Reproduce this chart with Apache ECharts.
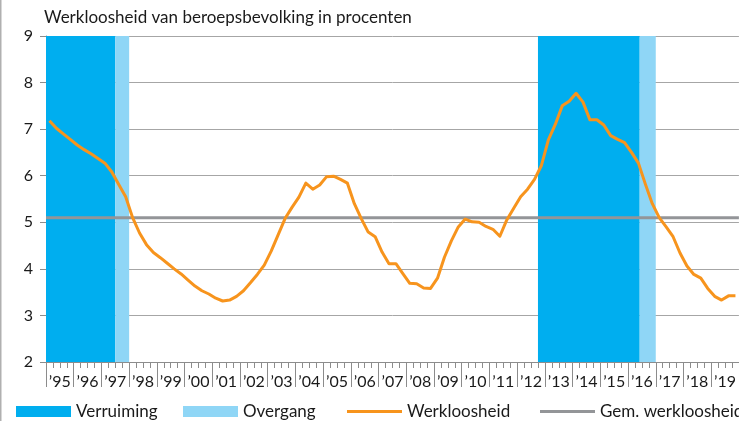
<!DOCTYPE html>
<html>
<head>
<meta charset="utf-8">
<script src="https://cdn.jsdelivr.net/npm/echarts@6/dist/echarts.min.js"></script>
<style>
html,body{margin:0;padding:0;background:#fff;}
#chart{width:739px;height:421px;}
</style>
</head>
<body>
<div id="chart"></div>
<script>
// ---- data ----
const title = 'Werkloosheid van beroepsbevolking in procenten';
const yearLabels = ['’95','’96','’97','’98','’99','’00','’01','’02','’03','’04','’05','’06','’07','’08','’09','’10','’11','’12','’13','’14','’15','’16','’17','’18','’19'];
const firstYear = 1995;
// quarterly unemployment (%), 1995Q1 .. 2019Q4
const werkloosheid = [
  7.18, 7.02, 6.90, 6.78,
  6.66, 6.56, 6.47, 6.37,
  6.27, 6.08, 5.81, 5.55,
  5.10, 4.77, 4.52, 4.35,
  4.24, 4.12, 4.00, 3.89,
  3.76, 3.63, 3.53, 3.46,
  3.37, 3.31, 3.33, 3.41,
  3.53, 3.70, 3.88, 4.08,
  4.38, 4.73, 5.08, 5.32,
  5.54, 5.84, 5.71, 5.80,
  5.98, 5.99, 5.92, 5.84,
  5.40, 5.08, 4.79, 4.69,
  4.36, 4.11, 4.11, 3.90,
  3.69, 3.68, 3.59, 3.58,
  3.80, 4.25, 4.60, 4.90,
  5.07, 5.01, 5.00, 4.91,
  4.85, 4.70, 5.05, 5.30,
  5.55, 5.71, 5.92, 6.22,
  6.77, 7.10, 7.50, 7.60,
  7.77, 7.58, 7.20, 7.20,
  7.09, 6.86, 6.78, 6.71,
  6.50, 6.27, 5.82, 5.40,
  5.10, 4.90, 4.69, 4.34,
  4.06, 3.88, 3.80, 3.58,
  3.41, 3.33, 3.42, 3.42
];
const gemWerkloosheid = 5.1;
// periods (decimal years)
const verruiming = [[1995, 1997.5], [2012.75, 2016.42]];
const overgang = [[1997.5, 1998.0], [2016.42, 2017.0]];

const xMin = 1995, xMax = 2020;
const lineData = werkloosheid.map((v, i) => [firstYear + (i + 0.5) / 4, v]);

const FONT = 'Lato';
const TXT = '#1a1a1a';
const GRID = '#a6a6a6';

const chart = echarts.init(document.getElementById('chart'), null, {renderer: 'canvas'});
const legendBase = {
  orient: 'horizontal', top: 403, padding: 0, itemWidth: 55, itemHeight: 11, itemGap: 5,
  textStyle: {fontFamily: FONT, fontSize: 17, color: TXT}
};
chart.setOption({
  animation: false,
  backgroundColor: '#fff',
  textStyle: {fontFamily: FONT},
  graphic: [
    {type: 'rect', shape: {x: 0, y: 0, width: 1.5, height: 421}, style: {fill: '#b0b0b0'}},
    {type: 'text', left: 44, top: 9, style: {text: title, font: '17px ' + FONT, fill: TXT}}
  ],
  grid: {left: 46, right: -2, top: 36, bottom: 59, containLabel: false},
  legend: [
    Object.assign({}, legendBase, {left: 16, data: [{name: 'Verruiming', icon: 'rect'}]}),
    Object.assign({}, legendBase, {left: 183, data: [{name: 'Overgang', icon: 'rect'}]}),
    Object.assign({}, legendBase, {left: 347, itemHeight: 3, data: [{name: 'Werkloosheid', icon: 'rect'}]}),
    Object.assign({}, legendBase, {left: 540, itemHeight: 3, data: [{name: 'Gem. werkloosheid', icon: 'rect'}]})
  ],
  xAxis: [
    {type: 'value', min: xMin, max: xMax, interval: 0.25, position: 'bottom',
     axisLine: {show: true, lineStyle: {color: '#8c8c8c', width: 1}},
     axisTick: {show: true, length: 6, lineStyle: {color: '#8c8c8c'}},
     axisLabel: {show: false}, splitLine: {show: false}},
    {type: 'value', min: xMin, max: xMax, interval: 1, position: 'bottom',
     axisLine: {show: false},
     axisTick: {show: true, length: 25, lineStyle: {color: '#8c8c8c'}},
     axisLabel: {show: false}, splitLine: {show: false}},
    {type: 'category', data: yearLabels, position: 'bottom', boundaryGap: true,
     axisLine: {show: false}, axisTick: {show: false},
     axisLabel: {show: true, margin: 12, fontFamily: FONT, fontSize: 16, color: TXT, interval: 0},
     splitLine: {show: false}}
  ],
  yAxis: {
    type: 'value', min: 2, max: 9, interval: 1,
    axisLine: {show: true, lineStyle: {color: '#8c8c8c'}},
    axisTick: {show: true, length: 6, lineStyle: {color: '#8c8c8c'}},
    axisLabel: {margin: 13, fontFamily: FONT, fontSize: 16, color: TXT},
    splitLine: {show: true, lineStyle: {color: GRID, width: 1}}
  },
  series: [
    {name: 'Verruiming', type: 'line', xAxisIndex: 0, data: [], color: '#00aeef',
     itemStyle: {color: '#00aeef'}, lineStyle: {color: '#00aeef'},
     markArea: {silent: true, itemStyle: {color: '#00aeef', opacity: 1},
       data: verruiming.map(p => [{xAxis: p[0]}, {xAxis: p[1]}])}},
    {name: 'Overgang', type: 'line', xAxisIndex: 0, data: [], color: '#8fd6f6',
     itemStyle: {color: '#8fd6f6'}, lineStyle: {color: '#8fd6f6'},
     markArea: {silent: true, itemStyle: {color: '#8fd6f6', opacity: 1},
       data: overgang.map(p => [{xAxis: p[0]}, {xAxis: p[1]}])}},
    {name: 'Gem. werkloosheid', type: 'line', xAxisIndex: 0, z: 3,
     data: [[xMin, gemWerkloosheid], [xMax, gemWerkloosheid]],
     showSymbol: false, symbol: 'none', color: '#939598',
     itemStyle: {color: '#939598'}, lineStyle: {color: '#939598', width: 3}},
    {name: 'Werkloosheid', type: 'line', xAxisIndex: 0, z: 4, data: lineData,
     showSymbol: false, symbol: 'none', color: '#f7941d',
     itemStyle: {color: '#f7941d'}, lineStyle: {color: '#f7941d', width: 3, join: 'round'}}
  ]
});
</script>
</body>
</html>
————————
_Exercise objective_.
Every line of text is to be repeated exactly; pictures are left out.

_Task result_.
Reproduce this chart with Apache ECharts.
<!DOCTYPE html>
<html>
<head>
<meta charset="utf-8">
<script src="https://cdn.jsdelivr.net/npm/echarts@6/dist/echarts.min.js"></script>
<style>
html,body{margin:0;padding:0;background:#fff;}
#chart{width:739px;height:421px;}
</style>
</head>
<body>
<div id="chart"></div>
<script>
// ---- data ----
const title = 'Werkloosheid van beroepsbevolking in procenten';
const yearLabels = ['’95','’96','’97','’98','’99','’00','’01','’02','’03','’04','’05','’06','’07','’08','’09','’10','’11','’12','’13','’14','’15','’16','’17','’18','’19'];
const firstYear = 1995;
// quarterly unemployment (%), 1995Q1 .. 2019Q4
const werkloosheid = [
  7.18, 7.02, 6.90, 6.78,
  6.66, 6.56, 6.47, 6.37,
  6.27, 6.08, 5.81, 5.55,
  5.10, 4.77, 4.52, 4.35,
  4.24, 4.12, 4.00, 3.89,
  3.76, 3.63, 3.53, 3.46,
  3.37, 3.31, 3.33, 3.41,
  3.53, 3.70, 3.88, 4.08,
  4.38, 4.73, 5.08, 5.32,
  5.54, 5.84, 5.71, 5.80,
  5.98, 5.99, 5.92, 5.84,
  5.40, 5.08, 4.79, 4.69,
  4.36, 4.11, 4.11, 3.90,
  3.69, 3.68, 3.59, 3.58,
  3.80, 4.25, 4.60, 4.90,
  5.07, 5.01, 5.00, 4.91,
  4.85, 4.70, 5.05, 5.30,
  5.55, 5.71, 5.92, 6.22,
  6.77, 7.10, 7.50, 7.60,
  7.77, 7.58, 7.20, 7.20,
  7.09, 6.86, 6.78, 6.71,
  6.50, 6.27, 5.82, 5.40,
  5.10, 4.90, 4.69, 4.34,
  4.06, 3.88, 3.80, 3.58,
  3.41, 3.33, 3.42, 3.42
];
const gemWerkloosheid = 5.1;
// periods (decimal years)
const verruiming = [[1995, 1997.5], [2012.75, 2016.42]];
const overgang = [[1997.5, 1998.0], [2016.42, 2017.0]];

const xMin = 1995, xMax = 2020;
const lineData = werkloosheid.map((v, i) => [firstYear + (i + 0.5) / 4, v]);

const FONT = 'Lato';
const TXT = '#1a1a1a';
const GRID = '#a6a6a6';

const chart = echarts.init(document.getElementById('chart'), null, {renderer: 'canvas'});
const legendBase = {
  orient: 'horizontal', top: 403, padding: 0, itemWidth: 55, itemHeight: 11, itemGap: 5,
  textStyle: {fontFamily: FONT, fontSize: 17, color: TXT}
};
chart.setOption({
  animation: false,
  backgroundColor: '#fff',
  textStyle: {fontFamily: FONT},
  graphic: [
    {type: 'rect', shape: {x: 0, y: 0, width: 1.5, height: 421}, style: {fill: '#b0b0b0'}},
    {type: 'text', left: 44, top: 9, style: {text: title, font: '17px ' + FONT, fill: TXT}}
  ],
  grid: {left: 46, right: -2, top: 36, bottom: 59, containLabel: false},
  legend: [
    Object.assign({}, legendBase, {left: 16, data: [{name: 'Verruiming', icon: 'rect'}]}),
    Object.assign({}, legendBase, {left: 183, data: [{name: 'Overgang', icon: 'rect'}]}),
    Object.assign({}, legendBase, {left: 347, itemHeight: 3, data: [{name: 'Werkloosheid', icon: 'rect'}]}),
    Object.assign({}, legendBase, {left: 540, itemHeight: 3, data: [{name: 'Gem. werkloosheid', icon: 'rect'}]})
  ],
  xAxis: [
    {type: 'value', min: xMin, max: xMax, interval: 0.25, position: 'bottom',
     axisLine: {show: true, lineStyle: {color: '#8c8c8c', width: 1}},
     axisTick: {show: true, length: 6, lineStyle: {color: '#8c8c8c'}},
     axisLabel: {show: false}, splitLine: {show: false}},
    {type: 'value', min: xMin, max: xMax, interval: 1, position: 'bottom',
     axisLine: {show: false},
     axisTick: {show: true, length: 25, lineStyle: {color: '#8c8c8c'}},
     axisLabel: {show: false}, splitLine: {show: false}},
    {type: 'category', data: yearLabels, position: 'bottom', boundaryGap: true,
     axisLine: {show: false}, axisTick: {show: false},
     axisLabel: {show: true, margin: 12, fontFamily: FONT, fontSize: 16, color: TXT, interval: 0},
     splitLine: {show: false}}
  ],
  yAxis: {
    type: 'value', min: 2, max: 9, interval: 1,
    axisLine: {show: true, lineStyle: {color: '#8c8c8c'}},
    axisTick: {show: true, length: 6, lineStyle: {color: '#8c8c8c'}},
    axisLabel: {margin: 13, fontFamily: FONT, fontSize: 16, color: TXT},
    splitLine: {show: true, lineStyle: {color: GRID, width: 1}}
  },
  series: [
    {name: 'Verruiming', type: 'line', xAxisIndex: 0, data: [], color: '#00aeef',
     itemStyle: {color: '#00aeef'}, lineStyle: {color: '#00aeef'},
     markArea: {silent: true, itemStyle: {color: '#00aeef', opacity: 1},
       data: verruiming.map(p => [{xAxis: p[0]}, {xAxis: p[1]}])}},
    {name: 'Overgang', type: 'line', xAxisIndex: 0, data: [], color: '#8fd6f6',
     itemStyle: {color: '#8fd6f6'}, lineStyle: {color: '#8fd6f6'},
     markArea: {silent: true, itemStyle: {color: '#8fd6f6', opacity: 1},
       data: overgang.map(p => [{xAxis: p[0]}, {xAxis: p[1]}])}},
    {name: 'Gem. werkloosheid', type: 'line', xAxisIndex: 0, z: 3,
     data: [[xMin, gemWerkloosheid], [xMax, gemWerkloosheid]],
     showSymbol: false, symbol: 'none', color: '#939598',
     itemStyle: {color: '#939598'}, lineStyle: {color: '#939598', width: 3}},
    {name: 'Werkloosheid', type: 'line', xAxisIndex: 0, z: 4, data: lineData,
     showSymbol: false, symbol: 'none', color: '#f7941d',
     itemStyle: {color: '#f7941d'}, lineStyle: {color: '#f7941d', width: 3, join: 'round'}}
  ]
});
</script>
</body>
</html>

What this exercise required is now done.